I'm begining to think that anecdote about Fleming honoring Connery by giving Bond a Scottish heritage is becoming a really sore example of Bond urban legends running amok. Charles Helfenstein in his book, The Making of On Her Majesty's Secret Service documents Fleming's earliest intention to incorporate a Scottish background into Bond's backstory when he commissioned research with the College of Arms for OHMSS, which predates the EON production of Dr. No, which is the earliest time possible when Fleming could have seen Connery in character before the film's release.

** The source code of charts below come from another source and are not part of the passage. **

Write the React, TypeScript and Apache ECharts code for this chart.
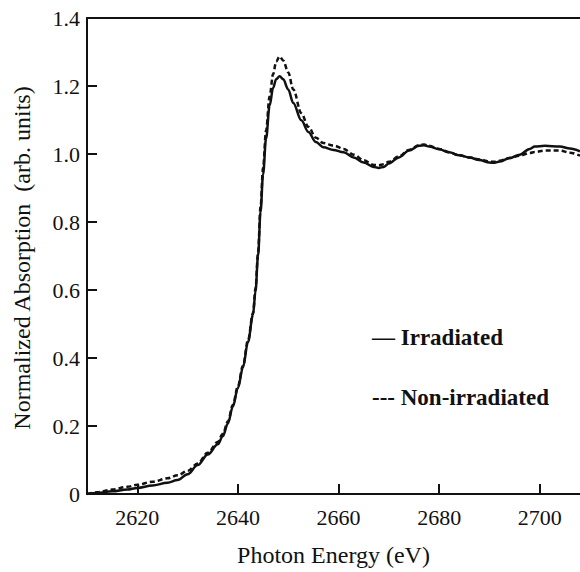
import React, { useEffect, useRef } from "react";
import * as echarts from "echarts";

const energy = [
  2610, 2612, 2615, 2618, 2620, 2623, 2626, 2628, 2630, 2632, 2634, 2636, 2637, 2638, 2639, 2640,
  2641, 2642, 2643, 2643.5, 2644, 2644.5, 2645, 2645.6, 2646.3, 2647, 2647.6, 2648.3, 2649, 2650,
  2651, 2652.6, 2654, 2655.5, 2657, 2659, 2661, 2663, 2665, 2667, 2668, 2669, 2670, 2672, 2674,
  2676, 2677, 2678, 2680, 2682, 2684, 2686, 2688, 2690, 2691, 2692, 2694, 2696, 2698, 2699, 2701,
  2704, 2706, 2708,
];

const irradiated = [
  0.0, 0.003, 0.008, 0.013, 0.018, 0.025, 0.033, 0.041, 0.058, 0.085, 0.116, 0.146, 0.17, 0.207,
  0.257, 0.312, 0.372, 0.447, 0.527, 0.597, 0.7, 0.83, 0.94, 1.046, 1.142, 1.195, 1.22, 1.229,
  1.22, 1.19, 1.15, 1.099, 1.065, 1.035, 1.02, 1.012, 1.005, 0.99, 0.975, 0.962, 0.959, 0.962,
  0.972, 0.99, 1.01, 1.024, 1.026, 1.022, 1.014, 1.005, 0.996, 0.99, 0.982, 0.975, 0.974, 0.978,
  0.988, 0.998, 1.015, 1.022, 1.024, 1.022, 1.016, 1.008,
];

const nonIrradiated = [
  0.0, 0.005, 0.013, 0.021, 0.027, 0.036, 0.046, 0.055, 0.068, 0.09, 0.121, 0.153, 0.177, 0.213,
  0.262, 0.317, 0.377, 0.452, 0.532, 0.605, 0.71, 0.845, 0.96, 1.07, 1.17, 1.235, 1.272, 1.287,
  1.275, 1.24, 1.19, 1.12, 1.08, 1.048, 1.032, 1.025, 1.015, 0.998, 0.982, 0.968, 0.967, 0.97,
  0.977, 0.993, 1.012, 1.026, 1.028, 1.024, 1.015, 1.005, 0.996, 0.99, 0.984, 0.978, 0.977, 0.98,
  0.988, 0.995, 1.003, 1.006, 1.01, 1.01, 1.004, 0.995,
];

const xTicks = [2620, 2640, 2660, 2680, 2700];

const xTitle = "Photon Energy (eV)";
const yTitle = "Normalized Absorption  (arb. units)";
const legendSolid = "— Irradiated";
const legendDashed = "--- Non-irradiated";

const FONT = "'Liberation Serif', 'Times New Roman', serif";
const INK = "#111";

export default function App() {
  const ref = useRef<HTMLDivElement>(null);

  useEffect(() => {
    if (!ref.current) return;
    const chart = echarts.init(ref.current, undefined, { renderer: "svg" });
    const pair = (ys: number[]) => energy.map((e, i) => [e, ys[i]]);
    chart.setOption({
      animation: false,
      backgroundColor: "#fff",
      grid: { left: 87, right: 0, top: 18, bottom: 71 },
      xAxis: [
        {
          type: "value",
          min: 2610,
          max: 2708,
          position: "bottom",
          axisLine: { show: true, onZero: false, lineStyle: { color: INK, width: 2 } },
          axisTick: {
            show: true,
            inside: true,
            length: 10,
            customValues: xTicks,
            lineStyle: { color: INK, width: 2 },
          },
          axisLabel: {
            customValues: xTicks,
            color: INK,
            fontFamily: FONT,
            fontSize: 22,
            margin: 12,
            formatter: (v: number) => String(v),
          },
          splitLine: { show: false },
          name: xTitle,
          nameLocation: "middle",
          nameGap: 49,
          nameTextStyle: { color: INK, fontFamily: FONT, fontSize: 24 },
        },
        {
          type: "value",
          min: 2610,
          max: 2708,
          position: "top",
          axisLine: { show: true, onZero: false, lineStyle: { color: INK, width: 2 } },
          axisTick: { show: false },
          axisLabel: { show: false },
          splitLine: { show: false },
        },
      ],
      yAxis: {
        type: "value",
        min: 0,
        max: 1.4,
        interval: 0.2,
        axisLine: { show: true, onZero: false, lineStyle: { color: INK, width: 2 } },
        axisTick: { show: true, inside: true, length: 10, lineStyle: { color: INK, width: 2 } },
        axisLabel: {
          color: INK,
          fontFamily: FONT,
          fontSize: 22,
          margin: 7,
          formatter: (v: number) => (Math.abs(v) < 1e-9 ? "0" : v.toFixed(1)),
        },
        splitLine: { show: false },
      },
      graphic: [
        {
          type: "text",
          x: 22,
          y: 258,
          rotation: Math.PI / 2,
          style: {
            text: yTitle,
            fill: INK,
            font: `24px ${FONT}`,
            align: "center",
            verticalAlign: "middle",
          },
        },
        {
          type: "text",
          x: 372,
          y: 337,
          style: {
            text: legendSolid,
            fill: INK,
            font: `bold 23px ${FONT}`,
            align: "left",
            verticalAlign: "middle",
          },
        },
        {
          type: "text",
          x: 372,
          y: 397,
          style: {
            text: legendDashed,
            fill: INK,
            font: `bold 23px ${FONT}`,
            align: "left",
            verticalAlign: "middle",
          },
        },
      ],
      series: [
        {
          name: "Irradiated",
          type: "line",
          data: pair(irradiated),
          showSymbol: false,
          smooth: 0.35,
          smoothMonotone: "x",
          lineStyle: { color: INK, width: 2.5, type: "solid" },
        },
        {
          name: "Non-irradiated",
          type: "line",
          data: pair(nonIrradiated),
          showSymbol: false,
          smooth: 0.35,
          smoothMonotone: "x",
          lineStyle: { color: INK, width: 2.5, type: [5, 3] },
        },
      ],
    });
    return () => chart.dispose();
  }, []);

  return (
    <div
      ref={ref}
      style={{ position: "fixed", left: 0, top: 0, width: 580, height: 572, background: "#fff" }}
    />
  );
}
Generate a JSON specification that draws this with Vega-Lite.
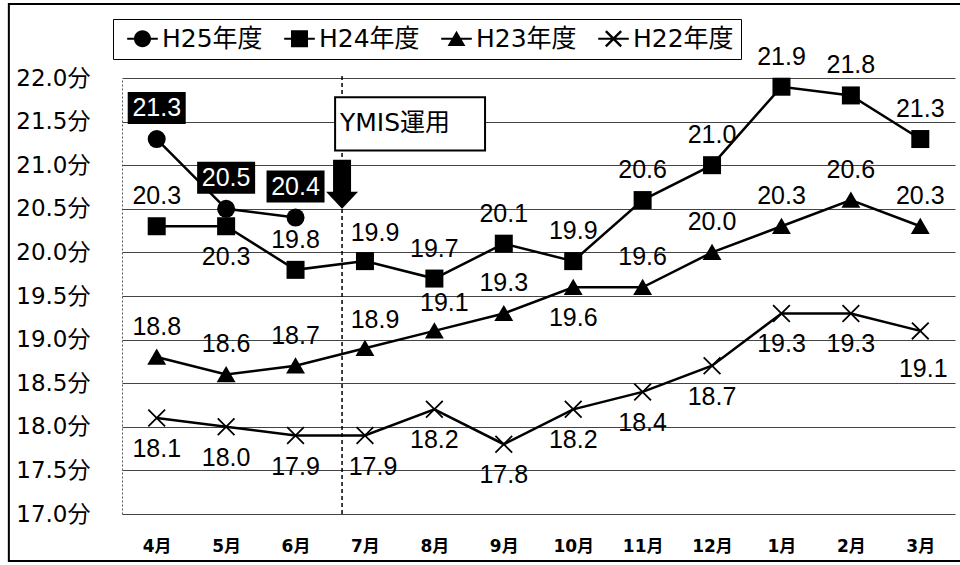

It's also known that Fleming was very kind and even gregarious with the press when he was asked about the film adaptations of his novels, including what he thought of Sean Connery's portrayal by stating that "it was hard to imagine anyone but Connery in the role." But nonetheless, Fleming did not change his character's own history in reaction to Bondmania, since afterall, Fleming was said to be very proud of his own Scottish roots.
For a film an actor's hair can be made fuller or cropped away - depending on what the film is trying to say about that particular charecter. So a balding Bond is possible, and has been done in NSNA - but why?
In NSNA they were goiing for a "look" that would suit an older Connery. He would have appeared just awful if they had stuck the toupees from Goldfinger, Thunderball, YOLT or DAF on top of his greying pate. The choice they did make seems right for the Bond charecter, and in line with how he appeared in previous Connery efforts.
It's clear that the current producers are not going to stick with an aging actor in the part of Bond. That's one reason Brosnan was canned. The old days of sticking with someone like Roger Moore out of love or loyality seem to be over.
Fleming was clear about one thing - that Bond was intended to be perpetually somehere around 35 years old.